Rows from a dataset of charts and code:
+-------+

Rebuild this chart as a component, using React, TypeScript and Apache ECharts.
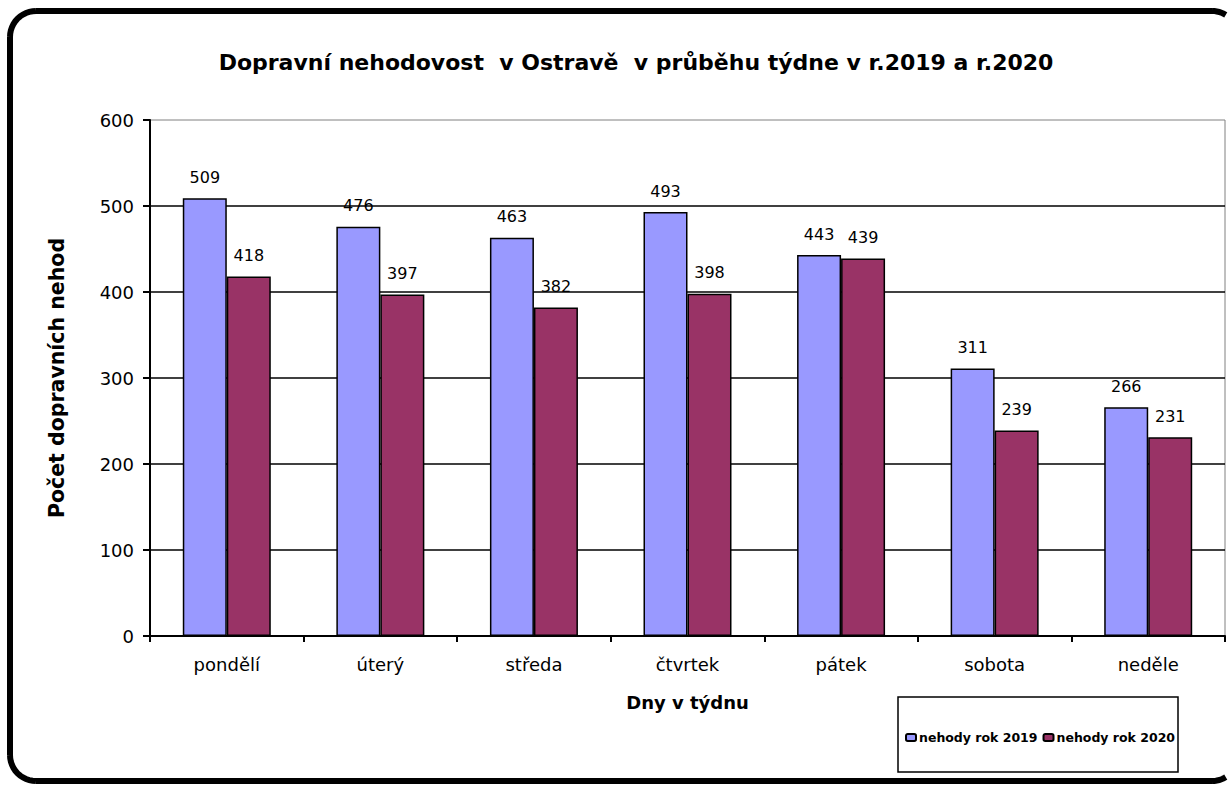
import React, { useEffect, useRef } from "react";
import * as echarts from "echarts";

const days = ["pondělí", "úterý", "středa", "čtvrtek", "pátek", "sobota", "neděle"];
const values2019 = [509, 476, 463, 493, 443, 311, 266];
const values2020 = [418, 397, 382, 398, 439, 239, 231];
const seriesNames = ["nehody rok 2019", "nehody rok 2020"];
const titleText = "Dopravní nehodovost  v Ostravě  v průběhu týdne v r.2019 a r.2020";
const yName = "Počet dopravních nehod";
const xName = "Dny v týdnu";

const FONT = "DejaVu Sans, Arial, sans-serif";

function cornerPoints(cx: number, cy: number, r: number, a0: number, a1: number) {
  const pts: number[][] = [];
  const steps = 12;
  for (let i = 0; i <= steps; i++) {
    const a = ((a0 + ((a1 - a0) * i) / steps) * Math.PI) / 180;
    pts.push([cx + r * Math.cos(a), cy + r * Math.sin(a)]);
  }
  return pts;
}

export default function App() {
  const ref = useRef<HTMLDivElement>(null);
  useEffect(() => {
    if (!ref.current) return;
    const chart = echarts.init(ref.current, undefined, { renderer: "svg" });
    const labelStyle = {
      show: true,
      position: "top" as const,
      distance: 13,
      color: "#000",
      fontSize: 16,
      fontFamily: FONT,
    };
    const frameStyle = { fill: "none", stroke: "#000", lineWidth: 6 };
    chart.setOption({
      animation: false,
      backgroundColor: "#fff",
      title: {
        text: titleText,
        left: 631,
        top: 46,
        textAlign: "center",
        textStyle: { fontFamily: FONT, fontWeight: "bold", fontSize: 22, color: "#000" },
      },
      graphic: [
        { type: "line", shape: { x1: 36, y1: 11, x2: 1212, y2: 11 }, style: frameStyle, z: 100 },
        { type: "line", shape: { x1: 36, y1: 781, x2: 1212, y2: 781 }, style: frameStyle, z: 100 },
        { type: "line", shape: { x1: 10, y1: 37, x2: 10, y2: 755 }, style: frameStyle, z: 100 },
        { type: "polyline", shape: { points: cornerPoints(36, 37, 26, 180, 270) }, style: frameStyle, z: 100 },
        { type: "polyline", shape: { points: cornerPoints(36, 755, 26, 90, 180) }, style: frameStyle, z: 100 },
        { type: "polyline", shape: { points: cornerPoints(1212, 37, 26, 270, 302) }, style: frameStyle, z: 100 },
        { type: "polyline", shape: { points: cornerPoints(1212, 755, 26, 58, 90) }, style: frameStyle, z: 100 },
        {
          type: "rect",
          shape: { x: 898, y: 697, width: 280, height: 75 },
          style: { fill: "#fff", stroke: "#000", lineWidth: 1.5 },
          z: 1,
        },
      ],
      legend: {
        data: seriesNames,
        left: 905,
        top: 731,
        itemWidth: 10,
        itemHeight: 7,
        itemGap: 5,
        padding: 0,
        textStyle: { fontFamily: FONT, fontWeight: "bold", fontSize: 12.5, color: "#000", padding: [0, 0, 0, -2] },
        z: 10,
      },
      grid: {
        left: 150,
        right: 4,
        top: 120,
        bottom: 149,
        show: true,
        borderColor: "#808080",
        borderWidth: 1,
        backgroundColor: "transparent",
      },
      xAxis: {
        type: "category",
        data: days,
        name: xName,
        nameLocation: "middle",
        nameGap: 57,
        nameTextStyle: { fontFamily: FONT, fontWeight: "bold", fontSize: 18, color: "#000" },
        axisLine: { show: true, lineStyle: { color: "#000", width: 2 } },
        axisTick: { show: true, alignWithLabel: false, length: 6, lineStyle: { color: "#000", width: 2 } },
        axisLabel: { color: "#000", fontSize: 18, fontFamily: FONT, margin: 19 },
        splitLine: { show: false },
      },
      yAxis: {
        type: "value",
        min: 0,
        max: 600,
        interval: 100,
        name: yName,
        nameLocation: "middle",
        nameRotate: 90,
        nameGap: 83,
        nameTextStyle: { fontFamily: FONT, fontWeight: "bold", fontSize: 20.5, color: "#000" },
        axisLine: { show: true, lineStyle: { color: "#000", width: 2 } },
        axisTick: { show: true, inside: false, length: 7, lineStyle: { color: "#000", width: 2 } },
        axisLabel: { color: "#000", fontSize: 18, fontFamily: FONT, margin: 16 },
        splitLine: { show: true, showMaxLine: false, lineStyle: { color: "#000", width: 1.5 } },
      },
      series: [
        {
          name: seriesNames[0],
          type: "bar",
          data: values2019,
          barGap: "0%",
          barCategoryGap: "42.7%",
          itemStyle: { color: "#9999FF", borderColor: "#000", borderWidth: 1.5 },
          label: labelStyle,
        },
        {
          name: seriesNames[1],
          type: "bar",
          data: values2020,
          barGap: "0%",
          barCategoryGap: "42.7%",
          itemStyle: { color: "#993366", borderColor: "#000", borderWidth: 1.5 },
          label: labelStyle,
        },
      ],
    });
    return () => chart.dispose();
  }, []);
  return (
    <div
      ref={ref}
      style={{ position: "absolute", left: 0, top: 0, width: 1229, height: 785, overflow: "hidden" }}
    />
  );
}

+-------+

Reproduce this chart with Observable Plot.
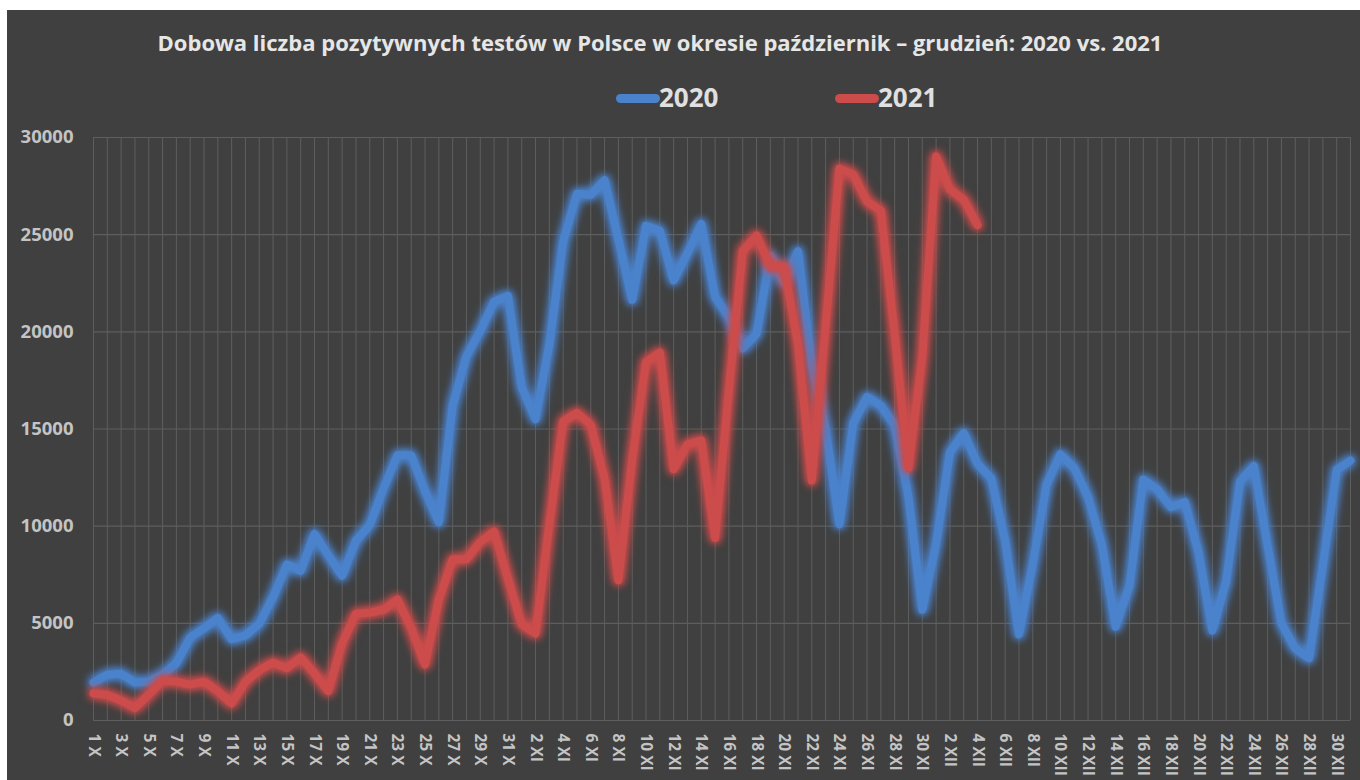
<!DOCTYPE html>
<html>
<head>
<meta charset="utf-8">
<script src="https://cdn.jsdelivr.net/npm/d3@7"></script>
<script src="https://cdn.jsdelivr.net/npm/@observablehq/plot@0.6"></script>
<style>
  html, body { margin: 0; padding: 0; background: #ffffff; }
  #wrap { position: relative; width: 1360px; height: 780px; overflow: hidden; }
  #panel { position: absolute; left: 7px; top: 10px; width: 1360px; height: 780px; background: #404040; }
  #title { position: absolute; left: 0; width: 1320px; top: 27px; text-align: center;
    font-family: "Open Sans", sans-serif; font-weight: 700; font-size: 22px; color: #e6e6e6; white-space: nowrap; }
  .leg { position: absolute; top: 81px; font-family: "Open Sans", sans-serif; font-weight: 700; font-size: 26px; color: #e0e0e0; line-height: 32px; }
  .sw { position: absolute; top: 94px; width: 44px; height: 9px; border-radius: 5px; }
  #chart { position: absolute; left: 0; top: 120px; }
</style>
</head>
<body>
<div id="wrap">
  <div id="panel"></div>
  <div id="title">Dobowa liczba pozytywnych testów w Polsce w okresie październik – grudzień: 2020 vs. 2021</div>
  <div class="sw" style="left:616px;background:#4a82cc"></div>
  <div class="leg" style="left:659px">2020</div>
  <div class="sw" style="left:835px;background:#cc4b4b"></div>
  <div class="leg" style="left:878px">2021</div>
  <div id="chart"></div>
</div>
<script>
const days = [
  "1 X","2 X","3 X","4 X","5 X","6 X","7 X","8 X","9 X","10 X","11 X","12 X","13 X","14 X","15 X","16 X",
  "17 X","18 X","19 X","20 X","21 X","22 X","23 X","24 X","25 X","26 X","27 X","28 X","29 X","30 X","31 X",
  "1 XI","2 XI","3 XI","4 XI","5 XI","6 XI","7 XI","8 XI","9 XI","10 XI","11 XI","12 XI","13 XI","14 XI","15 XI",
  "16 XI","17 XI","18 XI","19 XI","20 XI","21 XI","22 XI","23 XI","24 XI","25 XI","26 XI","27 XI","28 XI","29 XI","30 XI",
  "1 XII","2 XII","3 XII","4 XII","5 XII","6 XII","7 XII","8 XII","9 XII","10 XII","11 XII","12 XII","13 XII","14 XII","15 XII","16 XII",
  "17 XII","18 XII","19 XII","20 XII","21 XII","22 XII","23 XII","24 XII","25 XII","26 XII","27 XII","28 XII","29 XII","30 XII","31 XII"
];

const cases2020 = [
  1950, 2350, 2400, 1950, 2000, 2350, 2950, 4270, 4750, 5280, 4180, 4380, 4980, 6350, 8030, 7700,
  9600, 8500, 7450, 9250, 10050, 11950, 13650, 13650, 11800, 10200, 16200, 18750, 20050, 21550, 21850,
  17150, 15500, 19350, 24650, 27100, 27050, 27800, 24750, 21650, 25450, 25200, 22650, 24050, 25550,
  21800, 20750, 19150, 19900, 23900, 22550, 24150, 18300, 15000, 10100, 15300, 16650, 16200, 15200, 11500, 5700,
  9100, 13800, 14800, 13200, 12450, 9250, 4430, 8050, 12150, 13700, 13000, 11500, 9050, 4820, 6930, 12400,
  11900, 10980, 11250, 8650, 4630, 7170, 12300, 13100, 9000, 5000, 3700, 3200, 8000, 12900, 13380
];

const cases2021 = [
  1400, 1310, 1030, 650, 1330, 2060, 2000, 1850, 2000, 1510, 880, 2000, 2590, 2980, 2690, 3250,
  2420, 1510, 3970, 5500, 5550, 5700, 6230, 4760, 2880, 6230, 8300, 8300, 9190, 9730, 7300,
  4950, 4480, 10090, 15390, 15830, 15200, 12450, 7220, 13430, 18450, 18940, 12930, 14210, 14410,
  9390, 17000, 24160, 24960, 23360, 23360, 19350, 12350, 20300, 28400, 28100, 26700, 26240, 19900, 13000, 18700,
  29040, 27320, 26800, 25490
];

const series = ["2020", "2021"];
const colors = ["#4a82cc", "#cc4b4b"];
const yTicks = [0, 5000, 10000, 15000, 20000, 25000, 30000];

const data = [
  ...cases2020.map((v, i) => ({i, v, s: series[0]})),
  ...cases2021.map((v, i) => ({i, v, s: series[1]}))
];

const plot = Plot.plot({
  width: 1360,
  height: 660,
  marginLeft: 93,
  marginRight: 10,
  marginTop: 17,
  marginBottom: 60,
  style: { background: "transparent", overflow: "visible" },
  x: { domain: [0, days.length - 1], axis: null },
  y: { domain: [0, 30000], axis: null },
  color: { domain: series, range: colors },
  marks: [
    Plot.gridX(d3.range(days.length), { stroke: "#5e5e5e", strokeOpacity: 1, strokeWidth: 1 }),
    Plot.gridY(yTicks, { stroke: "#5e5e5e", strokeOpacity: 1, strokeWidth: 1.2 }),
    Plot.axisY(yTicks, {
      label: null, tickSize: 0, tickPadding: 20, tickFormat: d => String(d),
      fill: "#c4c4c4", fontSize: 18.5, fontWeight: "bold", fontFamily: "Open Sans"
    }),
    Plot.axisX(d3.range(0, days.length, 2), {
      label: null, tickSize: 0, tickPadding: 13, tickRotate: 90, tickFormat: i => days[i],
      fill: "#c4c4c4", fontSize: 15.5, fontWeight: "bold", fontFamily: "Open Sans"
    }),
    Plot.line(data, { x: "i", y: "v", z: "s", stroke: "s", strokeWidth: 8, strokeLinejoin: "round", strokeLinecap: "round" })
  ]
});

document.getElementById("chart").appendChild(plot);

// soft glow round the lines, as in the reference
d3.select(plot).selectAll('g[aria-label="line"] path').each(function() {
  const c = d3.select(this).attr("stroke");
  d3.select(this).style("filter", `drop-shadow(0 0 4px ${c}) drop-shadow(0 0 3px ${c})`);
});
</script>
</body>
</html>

+-------+

TASK DIRECTIONS: Pictures in the material above should be skipped; print exactly the lines from the one with "Rebuild this chart" through the one with "import * as".

FULL ANSWER:
Rebuild this chart as a component, using React, TypeScript and Apache ECharts.
import React, { useEffect, useRef } from "react";
import * as echarts from "echarts";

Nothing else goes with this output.